How can I load (and sort) a really huge text file in Perl?
October 8, 2008 10:06 PM   Subscribe

How do I load and then sort a really huge (94 MB) text file list of words? Perl runs out of memory trying to load all the lines-- before I have a chance to try to sort it.

My text file contains a list of words, one per line. I'd like to sort this list into alphabetical order (and then ultimately traverse the sorted list to easily parse out all of the non-unique tokens). Here is what I was doing in Perl:


open LARGELIST, "large_source_file.txt" or die $!;
print "Loading file...\n";
@lines = [LARGELIST];
print "Done";
@sorted = sort(@lines);


(The brackets around LARGELIST are supposed to be the less-than and greater-than signs, but that would get stripped out in AskMeFi for looking like an HTML tag.)

After chugging for a while, perl runs out of memory while at the loading-file stage. I'm definitely not a Perl guru, so is there a more memory-efficient way I should do this (or is there some entirely different approach/language I should be trying)?
posted by kosmonaut to Computers & Internet (25 answers total) 4 users marked this as a favorite
 
Best answer: What operating system are you on?

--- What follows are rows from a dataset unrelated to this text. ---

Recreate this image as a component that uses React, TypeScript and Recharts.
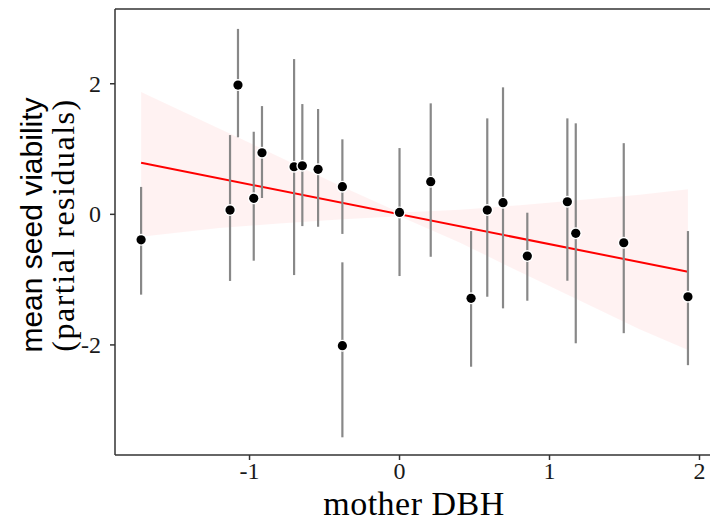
import React from "react";
import { ComposedChart, XAxis, YAxis, Scatter, ErrorBar, Line, Area, ReferenceLine } from "recharts";

// mother DBH (x), partial residual (y) and interval bounds for each mother tree
const xVals = [-1.723, -1.13, -1.077, -0.972, -0.917, -0.703, -0.648, -0.543, -0.381, -0.381, 0.0, 0.208, 0.477, 0.585, 0.69, 0.852, 1.119, 1.175, 1.495, 1.923];
const yVals = [-0.39, 0.066, 1.98, 0.245, 0.943, 0.729, 0.744, 0.689, 0.423, -2.012, 0.03, 0.5, -1.286, 0.066, 0.178, -0.639, 0.193, -0.291, -0.435, -1.262];
const yLow = [-1.23, -1.02, 1.18, -0.71, 0.25, -0.93, -0.18, -0.19, -0.3, -3.415, -0.945, -0.65, -2.334, -1.262, -1.44, -1.323, -1.017, -1.975, -1.82, -2.31];
const yHigh = [0.42, 1.214, 2.84, 1.265, 1.658, 2.378, 1.689, 1.613, 1.149, -0.735, 1.015, 1.7, -0.256, 1.47, 1.945, 0.025, 1.47, 1.394, 1.09, -0.256];

// fitted line endpoints
const lineX = [-1.723, 1.923];
const lineY = [0.79, -0.879];

// confidence band
const bandX = [-1.723, -1.2, -0.8, -0.4, 0, 0.4, 0.8, 1.2, 1.6, 1.923];
const bandLow = [-0.343, -0.21, -0.14, -0.08, -0.03, -0.43, -0.88, -1.32, -1.76, -2.078];
const bandHigh = [1.873, 1.31, 0.88, 0.44, 0.03, 0.07, 0.14, 0.22, 0.3, 0.383];

const xTicks = [-1, 0, 1, 2];
const yTicks = [-2, 0, 2];
const xDomain: [number, number] = [-1.897, 2.07];
const yDomain: [number, number] = [-3.686, 3.145];

const points = xVals.map((x, i) => ({
  x,
  y: yVals[i],
  err: [yVals[i] - yLow[i], yHigh[i] - yVals[i]],
}));
const lineData = lineX.map((x, i) => ({ x, fit: lineY[i] }));
const bandData = bandX.map((x, i) => ({ x, band: [bandLow[i], bandHigh[i]] }));

const serif = "'Liberation Serif', 'Times New Roman', serif";
const sans = "'Liberation Sans', Arial, sans-serif";

const Dot = (props: any) => {
  const { cx, cy } = props;
  if (cx == null || cy == null) return <g />;
  return (
    <g>
      <circle cx={cx} cy={cy} r={6} fill="#ffffff" />
      <circle cx={cx} cy={cy} r={4.6} fill="#000000" />
    </g>
  );
};

const XTick = (props: any) => {
  const { x, y, payload } = props;
  return (
    <text x={x} y={y + 15} textAnchor="middle" fontFamily={serif} fontSize={24} fill="#1a1a1a">
      {payload.value}
    </text>
  );
};

const YTick = (props: any) => {
  const { x, y, payload } = props;
  return (
    <text x={x} y={y + 8} textAnchor="end" fontFamily={serif} fontSize={24} fill="#1a1a1a">
      {payload.value}
    </text>
  );
};

const XLabel = () => (
  <text x={414} y={515} textAnchor="middle" fontFamily={serif} fontSize={34} letterSpacing={0.5} fill="#000">
    mother DBH
  </text>
);

const YLabel = () => (
  <g>
    <text
      transform="translate(42,225) rotate(-90)"
      textAnchor="middle"
      fontFamily={sans}
      fontSize={30}
      fill="#000"
    >
      mean seed viability
    </text>
    <text
      transform="translate(74,225) rotate(-90)"
      textAnchor="middle"
      fontFamily={serif}
      fontSize={32}
      letterSpacing={1.5}
      fill="#000"
    >
      (partial residuals)
    </text>
  </g>
);

export default function App() {
  return (
    <div style={{ position: "absolute", left: 0, top: 0, width: 710, height: 522, background: "#fff" }}>
      <ComposedChart width={710} height={522} margin={{ top: 9, right: 0, bottom: 0, left: 0 }}>
        <XAxis
          dataKey="x"
          type="number"
          domain={xDomain}
          allowDataOverflow
          ticks={xTicks}
          height={67}
          tickSize={5}
          tickMargin={4}
          axisLine={{ stroke: "#333", strokeWidth: 1.5 }}
          tickLine={{ stroke: "#333", strokeWidth: 1.5 }}
          tick={<XTick />}
          label={{ content: () => <XLabel /> }}
        />
        <YAxis
          type="number"
          domain={yDomain}
          allowDataOverflow
          ticks={yTicks}
          width={115}
          tickSize={5}
          tickMargin={9}
          axisLine={{ stroke: "#333", strokeWidth: 1.5 }}
          tickLine={{ stroke: "#333", strokeWidth: 1.5 }}
          tick={<YTick />}
          label={{ content: () => <YLabel /> }}
        />
        <Area
          data={bandData}
          dataKey="band"
          type="linear"
          stroke="none"
          fill="#ff0000"
          fillOpacity={0.05}
          isAnimationActive={false}
          activeDot={false}
        />
        <Line
          data={lineData}
          dataKey="fit"
          type="linear"
          stroke="#ff0000"
          strokeWidth={2}
          dot={false}
          activeDot={false}
          isAnimationActive={false}
        />
        <Scatter data={points} dataKey="y" shape={() => <g />} isAnimationActive={false}>
          <ErrorBar dataKey="err" direction="y" width={0} stroke="#888888" strokeWidth={2.2} />
        </Scatter>
        <Scatter data={points} dataKey="y" shape={Dot} isAnimationActive={false} />
        <ReferenceLine y={yDomain[1]} stroke="#333" strokeWidth={1.5} ifOverflow="visible" />
      </ComposedChart>
    </div>
  );
}
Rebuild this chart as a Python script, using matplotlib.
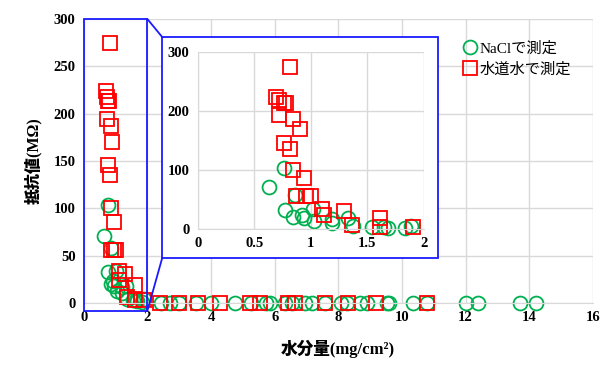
import matplotlib
matplotlib.use('Agg')
import matplotlib.pyplot as plt
from matplotlib.patches import Rectangle, ConnectionPatch

plt.rcParams['font.family'] = ['Liberation Serif', 'Noto Sans CJK JP', 'DejaVu Sans']

# NaCl series (x: mg/cm2, y: MOhm)
nacl_x = [0.63, 0.76, 0.86, 0.77, 0.84, 0.92, 0.94, 1.02, 1.03, 1.19, 1.19, 1.33,
          1.37, 1.54, 1.65, 1.68, 1.83, 1.89,
          2.44, 2.70, 3.00, 3.54, 4.00, 4.75, 5.27, 5.74, 5.85, 6.32, 6.55, 6.95,
          7.16, 7.58, 8.10, 8.26, 8.68, 8.89, 9.52, 9.60, 10.36, 10.78,
          12.03, 12.40, 13.70, 14.23]
nacl_y = [71, 104, 58, 33, 20, 23, 18, 34, 13, 17, 11, 18,
          4.5, 3, 3, 2, 1, 4.5,
          0.5, 0.5, 0.5, 0.5, 0.5, 0.5, 0.5, 0.5, 0.5, 0.5, 0.5, 0.5,
          0.5, 0.5, 0.5, 0.5, 0.5, 0.5, 0.5, 0.5, 0.5, 0.5,
          0.5, 0.5, 0.5, 0.5]

# tap water series
tap_x = [0.82, 0.69, 0.72, 0.76, 0.78, 0.72, 0.84, 0.90, 0.76, 0.82, 0.84, 0.94,
         0.87, 0.96, 1.00, 1.10, 1.12, 1.29, 1.36, 1.61, 1.61, 1.90,
         2.39, 2.99, 3.58, 4.28, 5.22, 5.53, 6.42, 6.64, 7.58, 8.31, 9.20, 10.78]
tap_y = [275, 224, 218, 213, 214, 194, 187, 170, 146, 135, 100, 86,
         56, 56, 56, 34, 24, 31, 7, 19, 3, 3,
         0.5, 0.5, 0.5, 0.5, 0.5, 0.5, 0.5, 0.5, 0.5, 0.5, 0.5, 0.5]

green = '#00B050'
red = '#FF0000'
blue = '#1A1AFF'
grid_c = '#D9D9D9'

fig = plt.figure(figsize=(6.03, 3.67), dpi=100)
ax = fig.add_axes([0.139, 0.174, 0.844, 0.774])


def style(a, xt, yt, xl, yl):
    a.set_xlim(*xl)
    a.set_ylim(*yl)
    a.set_xticks(xt)
    a.set_yticks(yt)
    a.grid(True, color=grid_c, linewidth=1)
    a.set_axisbelow(True)
    for s in ['top', 'right', 'left']:
        a.spines[s].set_visible(False)
    a.spines['bottom'].set_color(grid_c)
    a.tick_params(length=0, labelsize=10.5, pad=6)
    for lab in a.get_xticklabels() + a.get_yticklabels():
        lab.set_fontweight('bold')


style(ax, range(0, 17, 2), range(0, 301, 50), (0, 16), (0, 300))
ax.plot(nacl_x, nacl_y, 'o', ms=10, mfc='none', mec=green, mew=1.3,
        clip_on=False, label='NaClで測定')
ax.plot(tap_x, tap_y, 's', ms=10, mfc='none', mec=red, mew=1.3,
        clip_on=False, label='水道水で測定')
ax.set_xlabel('水分量(mg/cm²)', fontsize=12, fontweight='heavy', labelpad=11)
ax.set_ylabel('抵抗値(MΩ)', fontsize=11.5, fontweight='heavy', labelpad=8)
ax.legend(loc='upper left', bbox_to_anchor=(0.72, 0.96), frameon=False,
          fontsize=11, handletextpad=0.0, borderpad=0.2, labelspacing=0.45,
          handlelength=1.2)

# zoom box in main axes
ax.add_patch(Rectangle((0, -8), 2, 308, fill=False, ec=blue, lw=1.3, clip_on=False, zorder=5))

# inset frame
fx0, fy0, fx1, fy1 = 0.269, 0.297, 0.726, 0.899
fig.patches.append(Rectangle((fx0, fy0), fx1 - fx0, fy1 - fy0, transform=fig.transFigure,
                             fc='white', ec=blue, lw=1.3, zorder=1))
for (dx, dy), (gx, gy) in [((2, 300), (fx0, fy1)), ((2, -8), (fx0, fy0))]:
    con = ConnectionPatch(xyA=(dx, dy), coordsA=ax.transData, xyB=(gx, gy),
                          coordsB=fig.transFigure, color=blue, lw=1.3, zorder=2)
    fig.add_artist(con)

ins = fig.add_axes([0.328, 0.376, 0.375, 0.482], zorder=3)
ins.set_facecolor('white')
style(ins, [0, 0.5, 1, 1.5, 2], [0, 100, 200, 300], (0, 2), (0, 300))
ins.set_xticklabels(['0', '0.5', '1', '1.5', '2'], fontweight='bold')
ins.spines['left'].set_visible(True)
ins.spines['left'].set_color(grid_c)

# only the points up to x = 2 go in the inset
nx = [x for x in nacl_x if x <= 2]
ny = [y for x, y in zip(nacl_x, nacl_y) if x <= 2]
tx = [x for x in tap_x if x <= 2]
ty = [y for x, y in zip(tap_x, tap_y) if x <= 2]
ins.plot(nx, ny, 'o', ms=10, mfc='none', mec=green, mew=1.3, clip_on=False)
ins.plot(tx, ty, 's', ms=10, mfc='none', mec=red, mew=1.3, clip_on=False)
ins.set_xlim(0, 2)

fig.savefig('out.png', dpi=100)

If it's a Unix offshoot, there's a "sort" command available from the shell.
posted by Class Goat at 10:20 PM on October 8, 2008


My non-expert solution would be to load chunks of the file, say 1MB each, sort and filter out unique items from each and save to memory or temporary files. You can then combine the sorted lists stepwise --- supposing the number of unique words is significantly smaller than the total --- and sort again, or use some simple (probably horribly inefficient) algorithm like picking the smallest element off the top of each list.

All this would take quite a bit of code to implement, but I don't think there is a trivial solution to your problem.
posted by ghost of a past number at 10:21 PM on October 8, 2008


Wow -- 94MB at one word per line definitely qualifies as a "really huge" file.

My answer is probably of no help to you, but as a FileMaker developer
I can tell you it would be very easy to do these tasks in FileMaker Pro, although it would take a while to sort and then de-dupe the resulting file. The end result would be a sorted text file with a single, unique instance of each word. Although I honestly have no idea how long "a while" is in this case...which sort of has me curious.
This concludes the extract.